Work required: Transcribe the whole listing below without changing a word, but leave out every image.

Dataset content:
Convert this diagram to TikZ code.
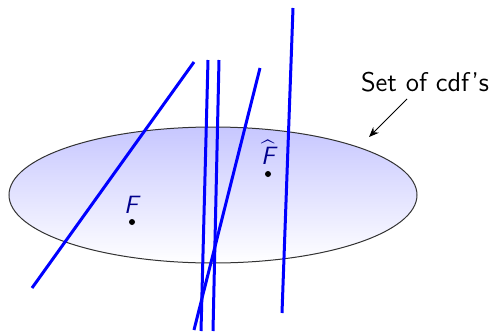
\documentclass[tikz,border=0pt]{standalone}
\usepackage{amsmath}
\usetikzlibrary{arrows.meta,shapes.geometric}
\begin{document}
\begin{tikzpicture}[x=0.5pt,y=-0.5pt,
  bline/.style={blue,line width=1.5pt},
  lbl/.style={text=blue!55!black,font=\fontsize{12.5}{14}\selectfont\sffamily\itshape,inner sep=0pt},
  pt/.style={circle,fill=black,inner sep=0pt,minimum size=3pt}]
\useasboundingbox (0,0) rectangle (492,332);
\node[draw=black!80,line width=0.5pt,ellipse,minimum width=204pt,minimum height=68pt,inner sep=0pt,top color=blue!22,bottom color=white] (set) at (213,195) {};
\node[pt] (F) at (132,222) {};
\node[lbl] (Fl) at (131,205) {F};
\node[pt] (Fh) at (268,174) {};
\node[lbl] (Fhl) at (268,152) {$\widehat{\mbox{\sffamily\itshape F}}$};
\node[font=\fontsize{13.5}{16}\selectfont\sffamily,inner sep=0pt] (txt) at (425,82) {Set of cdf's};
\coordinate (as) at (407,99);
\coordinate (ae) at (369,137);
\draw[-{Stealth[length=5pt,width=4pt]},line width=0.5pt] (as) -- (ae);
\coordinate (a1) at (194,62); \coordinate (b1) at (32,288);
\coordinate (a2) at (208,60); \coordinate (b2) at (201,331);
\coordinate (a3) at (219,60); \coordinate (b3) at (213,331);
\coordinate (a4) at (260,68); \coordinate (b4) at (194,330);
\coordinate (a5) at (293,8); \coordinate (b5) at (282,313);
\foreach \i in {1,...,5} \draw[bline] (a\i) -- (b\i);
\end{tikzpicture}
\end{document}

The reply:
Convert this diagram to TikZ code.
\documentclass[tikz,border=0pt]{standalone}
\usepackage{amsmath}
\usetikzlibrary{arrows.meta,shapes.geometric}
\begin{document}
\begin{tikzpicture}[x=0.5pt,y=-0.5pt,
  bline/.style={blue,line width=1.5pt},
  lbl/.style={text=blue!55!black,font=\fontsize{12.5}{14}\selectfont\sffamily\itshape,inner sep=0pt},
  pt/.style={circle,fill=black,inner sep=0pt,minimum size=3pt}]
\useasboundingbox (0,0) rectangle (492,332);
\node[draw=black!80,line width=0.5pt,ellipse,minimum width=204pt,minimum height=68pt,inner sep=0pt,top color=blue!22,bottom color=white] (set) at (213,195) {};
\node[pt] (F) at (132,222) {};
\node[lbl] (Fl) at (131,205) {F};
\node[pt] (Fh) at (268,174) {};
\node[lbl] (Fhl) at (268,152) {$\widehat{\mbox{\sffamily\itshape F}}$};
\node[font=\fontsize{13.5}{16}\selectfont\sffamily,inner sep=0pt] (txt) at (425,82) {Set of cdf's};
\coordinate (as) at (407,99);
\coordinate (ae) at (369,137);
\draw[-{Stealth[length=5pt,width=4pt]},line width=0.5pt] (as) -- (ae);
\coordinate (a1) at (194,62); \coordinate (b1) at (32,288);
\coordinate (a2) at (208,60); \coordinate (b2) at (201,331);
\coordinate (a3) at (219,60); \coordinate (b3) at (213,331);
\coordinate (a4) at (260,68); \coordinate (b4) at (194,330);
\coordinate (a5) at (293,8); \coordinate (b5) at (282,313);
\foreach \i in {1,...,5} \draw[bline] (a\i) -- (b\i);
\end{tikzpicture}
\end{document}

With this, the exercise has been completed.